## Plotting code records

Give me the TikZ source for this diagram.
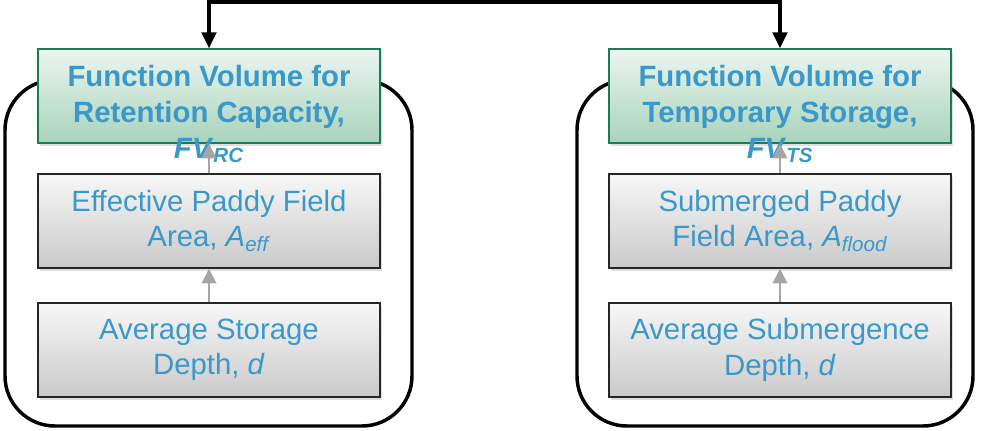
\documentclass[tikz,border=0pt]{standalone}
\usepackage{fontspec}
\setmainfont{Liberation Sans}
\usetikzlibrary{arrows.meta,shadows,positioning}
\definecolor{fvblue}{RGB}{58,152,202}
\definecolor{fvgreen}{RGB}{30,122,82}
\definecolor{fvtop}{RGB}{236,245,240}
\definecolor{fvbottom}{RGB}{168,212,188}
\definecolor{feedgray}{RGB}{166,166,166}

\begin{document}
\begin{tikzpicture}[x=0.75pt,y=-0.75pt,
    font=\fontsize{22}{26.5}\selectfont,text=fvblue,
    frame/.style={draw=black,line width=2.6pt,rounded corners=37.5pt},
    box/.style={draw=black!85,line width=1.1pt,
      minimum width=256.5pt,minimum height=70.5pt,inner sep=0pt,align=center,
      top color=gray!6,bottom color=gray!42,
      drop shadow={opacity=0.25,shadow xshift=1.5pt,shadow yshift=-2.5pt}},
    fvbox/.style={box,draw=fvgreen,top color=fvtop,bottom color=fvbottom},
    fvtext/.style={align=center,inner sep=0pt,
      font=\fontsize{22}{27}\selectfont\bfseries},
    feed/.style={draw=feedgray,line width=1.5pt,
      -{Triangle[width=11pt,length=11pt]}},
    link/.style={draw=black,line width=2.5pt,
      {Triangle[width=11pt,length=12pt]}-{Triangle[width=11pt,length=12pt]}}]
\useasboundingbox (0,0) rectangle (986,430);

% the two groups
\draw[frame] (5,80) rectangle (412,426);
\draw[frame] (577,80) rectangle (973,426);

% retention capacity
\node[fvbox] (fvrc) at (209,96) {};
\node[fvtext] (fvrc-txt) at (209,114)
  {Function Volume for\\Retention Capacity,\\\textit{FV}\textsubscript{\textit{RC}}};
\node[box] (area-rc) at (209,221)
  {Effective Paddy Field\\Area, \textit{A}\textsubscript{\textit{eff}}};
\node[box] (depth-rc) at (209,350) {Average Storage\\Depth, \textit{d}};

% temporary storage
\node[fvbox] (fvts) at (780,96) {};
\node[fvtext] (fvts-txt) at (780,114)
  {Function Volume for\\Temporary Storage,\\\textit{FV}\textsubscript{\textit{TS}}};
\node[box] (area-ts) at (780,221)
  {Submerged Paddy\\Field Area, \textit{A}\textsubscript{\textit{flood}}};
\node[box] (depth-ts) at (780,350) {Average Submergence\\Depth, \textit{d}};

\draw[feed] (depth-rc.north) -- (area-rc.south);
\draw[feed] (area-rc.north) -- (fvrc.south);
\draw[feed] (depth-ts.north) -- (area-ts.south);
\draw[feed] (area-ts.north) -- (fvts.south);

\coordinate (top) at (494,2);
\draw[link] (fvrc.north) |- (top) -| (fvts.north);
\end{tikzpicture}
\end{document}
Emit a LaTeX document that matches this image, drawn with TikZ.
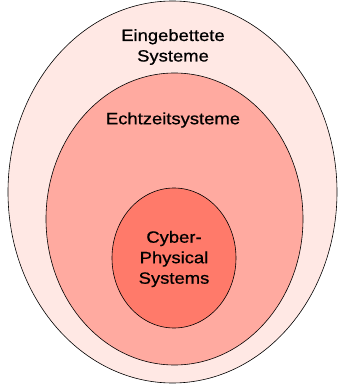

## Directions for this task
Repeat each entry precisely as it appears. Leave the pictures out.

## Task solution
Give me the TikZ source for this diagram.
\documentclass[tikz,border=0pt]{standalone}
\usepackage{fontspec}
\setmainfont{Liberation Sans}
\usetikzlibrary{arrows.meta,shadows,positioning}
\definecolor{fvblue}{RGB}{58,152,202}
\definecolor{fvgreen}{RGB}{30,122,82}
\definecolor{fvtop}{RGB}{236,245,240}
\definecolor{fvbottom}{RGB}{168,212,188}
\definecolor{feedgray}{RGB}{166,166,166}

\begin{document}
\begin{tikzpicture}[x=0.75pt,y=-0.75pt,
    font=\fontsize{22}{26.5}\selectfont,text=fvblue,
    frame/.style={draw=black,line width=2.6pt,rounded corners=37.5pt},
    box/.style={draw=black!85,line width=1.1pt,
      minimum width=256.5pt,minimum height=70.5pt,inner sep=0pt,align=center,
      top color=gray!6,bottom color=gray!42,
      drop shadow={opacity=0.25,shadow xshift=1.5pt,shadow yshift=-2.5pt}},
    fvbox/.style={box,draw=fvgreen,top color=fvtop,bottom color=fvbottom},
    fvtext/.style={align=center,inner sep=0pt,
      font=\fontsize{22}{27}\selectfont\bfseries},
    feed/.style={draw=feedgray,line width=1.5pt,
      -{Triangle[width=11pt,length=11pt]}},
    link/.style={draw=black,line width=2.5pt,
      {Triangle[width=11pt,length=12pt]}-{Triangle[width=11pt,length=12pt]}}]
\useasboundingbox (0,0) rectangle (986,430);

% the two groups
\draw[frame] (5,80) rectangle (412,426);
\draw[frame] (577,80) rectangle (973,426);

% retention capacity
\node[fvbox] (fvrc) at (209,96) {};
\node[fvtext] (fvrc-txt) at (209,114)
  {Function Volume for\\Retention Capacity,\\\textit{FV}\textsubscript{\textit{RC}}};
\node[box] (area-rc) at (209,221)
  {Effective Paddy Field\\Area, \textit{A}\textsubscript{\textit{eff}}};
\node[box] (depth-rc) at (209,350) {Average Storage\\Depth, \textit{d}};

% temporary storage
\node[fvbox] (fvts) at (780,96) {};
\node[fvtext] (fvts-txt) at (780,114)
  {Function Volume for\\Temporary Storage,\\\textit{FV}\textsubscript{\textit{TS}}};
\node[box] (area-ts) at (780,221)
  {Submerged Paddy\\Field Area, \textit{A}\textsubscript{\textit{flood}}};
\node[box] (depth-ts) at (780,350) {Average Submergence\\Depth, \textit{d}};

\draw[feed] (depth-rc.north) -- (area-rc.south);
\draw[feed] (area-rc.north) -- (fvrc.south);
\draw[feed] (depth-ts.north) -- (area-ts.south);
\draw[feed] (area-ts.north) -- (fvts.south);

\coordinate (top) at (494,2);
\draw[link] (fvrc.north) |- (top) -| (fvts.north);
\end{tikzpicture}
\end{document}
Emit a LaTeX document that matches this image, drawn with TikZ.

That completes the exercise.